I live here. My wife and I just went out to dinner tonight, driving by the McMansions on rt. 7, laughing our heads off. They are simply ridiculous and atrocious in appearance. And that double-gable look, with the HUUUUUUUUUUUUUUUUGGGGGGGGGGGGGGGGEEEEEEEEEEEEEEEEEE white deck running the length of the back of the house is gonna look REAL dated in about an hour and a half from now. When you look at the stately and gorgeous all brick federals built here in the 20 and 30 sitting on an acre or more of land, which could be had for less than half what a mcmansion goes for, well... There’s a sucker born every minute.
they demonstrate the classic syndrome of “champagne taste on a beer income.”
Part out the fancy plumbing and countertops to sell in India and Eastern Europe? Burn the wood in a regen plant?

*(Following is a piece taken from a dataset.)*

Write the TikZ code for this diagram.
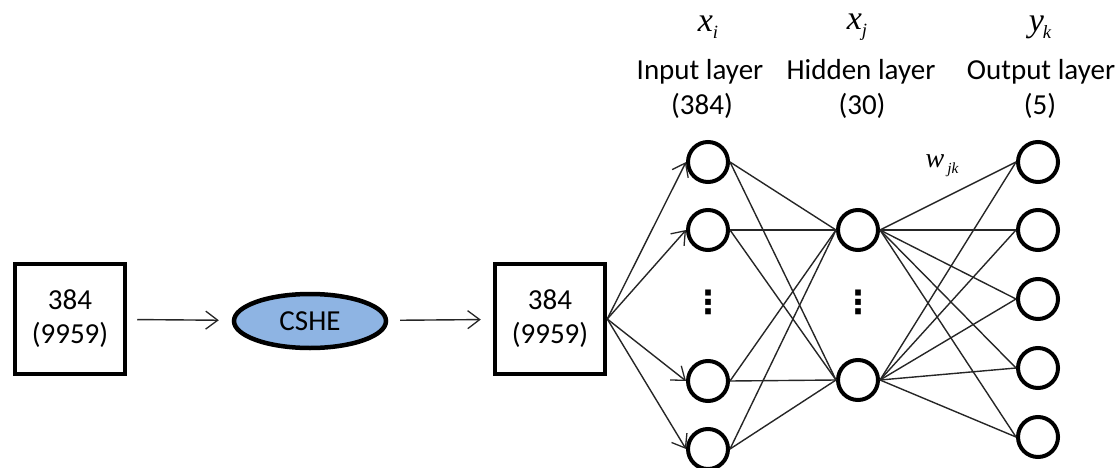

I’m sure some people said the same thing about the Victorians at the beginning of the 20th century. Now you better not modify or stray from the original color schemes or you will be hung by your thumbs from the courthouse roof...
I used to live in Loudon: Waterford, then Leesburg respectively (once in a 200 year old house). Honestly, even though I’m a free market lover, I hate what the building boom has done to one of the prettiest (or formerly) counties in Virginia.
The McMansion subdivisions just west of Leesburg on Rt. 7 (especially looking south) were put up on some of the most gorgeous pieces of farmland in the Old Dominion. And they are awful. The stuff outside and on the way to Waterford too are dreadful. Big houses cheaply built—like practically all residential housing now built in America.
I’ll be surprised if they last 50 years. I’d hope to live to see it go back to farmland, but, that may have to wait for the 2nd Coming!
My boss has a large new house, not quite a mcmansion but large nevertheless and expensive, The tubs and sinks were fiberglass all the woodwork was plastic the brick on the front of the house was just veneer, all kinds of cost-control quality was evident.How long do you suppose they will last? Even providing they can find a second hand buyer. My house when I bought it was 40 years old, just about the time construction material quality was to start it’s descent. All my neighbors tell me it’s built like the proverbial brick S((!-house.